Heute ist die Lieferliste lang. Sie reicht von 10 Panzerhaubitzen 2000 über 30 Flakpanzer Gepard bis zu drei Mehrfachraketenwerfern Mars II und einem Luftverteidigungssystem Iris-T, um nur die größten Waffensysteme zu nennen. Weitere Panzerhaubitzen, Mars-II- und Iris-T-Systeme sowie andere Waffen sollen folgen.
Dass Steinmeier nach anfänglichem Zögern Fehleinschätzungen in der Bewertung von Kremlchef Wladimir Putin und seiner Politik eingeräumt hat, wurde in Kiew ebenfalls positiv registriert.
Und für Entspannung sorgt auch dies: Der von vielen im politischen Berlin als Krakeeler empfundene ukrainische Botschafter Andrij Melnyk wurde nach Kiew zurückbeordert. Steinmeier war eine seiner beliebten Twitter-Zielscheiben gewesen.

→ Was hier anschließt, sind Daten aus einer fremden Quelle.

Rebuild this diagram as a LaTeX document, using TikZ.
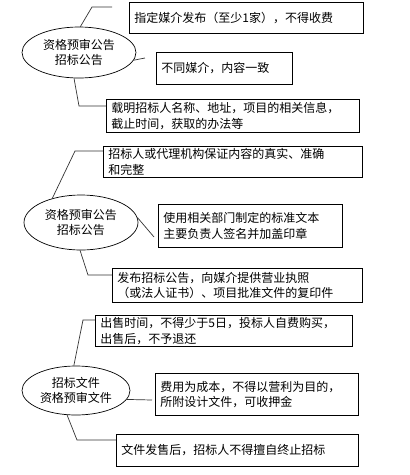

Wenige Stunden, bevor der Bundespräsident in Richtung Ukraine aufbrach, nahm er am Montag im Schloss Bellevue das Beglaubigungsschreiben des Nachfolgers Oleksii Makeiev entgegen. Beide kennen sich von früher. Steinmeier ist, so ist zu vernehmen, sehr angetan von Makeiev. Auch das deutet auf ruhigere Zeiten im Verhältnis zwischen Kiew und Berlin hin.